The botanical garden was once the grounds of the majestic home of the Souvan family, a manor from the 17th century that was expanded and renovated in 1885 in the style of Versailles, though there had been castles on this site since 1220. This house was one of the jewels of Slovenia. It met its fate at the hands of the partisans, and only its elaborate grounds remain. Its façade is visible on a full-sized banner that hangs where the building once stood. Now there is a plan to rebuild it. A new version would become a great attraction, and is a fine idea, but it will always be a shadow of the original, only skin-deep, without the manor’s historic soul, or what the Germans called stimmung. The replica might even fool some tourists, as does the city of Bruges, large swaths of which were destroyed in the Second World War and rebuilt long after. But this halfway version is far better than forgetting what once stood there altogether, when the existence of these ghost structures remains alive only in the margins of scholarly histories.

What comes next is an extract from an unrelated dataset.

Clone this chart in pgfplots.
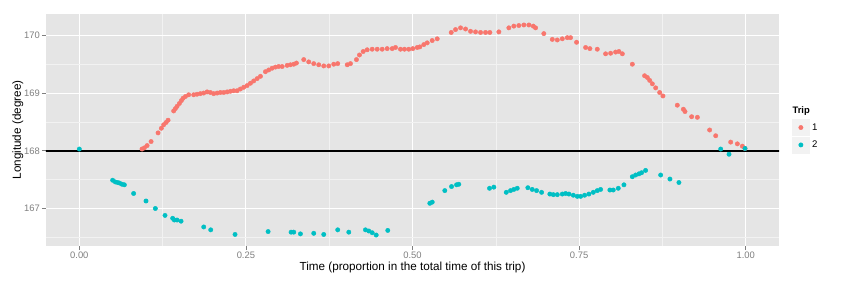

One of the three castles in Kamnik, Stari Grad, looms on a cliff above the town. It is now but a ruin of an outer wall, but there was once a mighty round lookout tower, nearly 100ft tall, standing atop it. Rather than rebuild that tower, which runs the risk of being a milquetoast version of the lost original, architect Tomaz Schlegl came up with an ingenious alternative idea. Works have begun to build, instead, a viewing platform that reaches out, 12 meters off the clifftop. The angled view from the end of this platform, looking down over the town, south towards the plains and the capital, north through the passes leading to the Alps which rise precipitously on the near horizon, is the precisely calculated duplicate view that a guard standing atop that now-invisible lookout tower would have had some six centuries ago. It is building a new monument that functions like a shadow of the lost one, rather than rebuilding a shadow replica. It is a clever alternative way to preserve the memory and story of what was lost. What is important is not to forget. Buildings can fall into ruin, they can be swept away, but they should not fall into oblivion.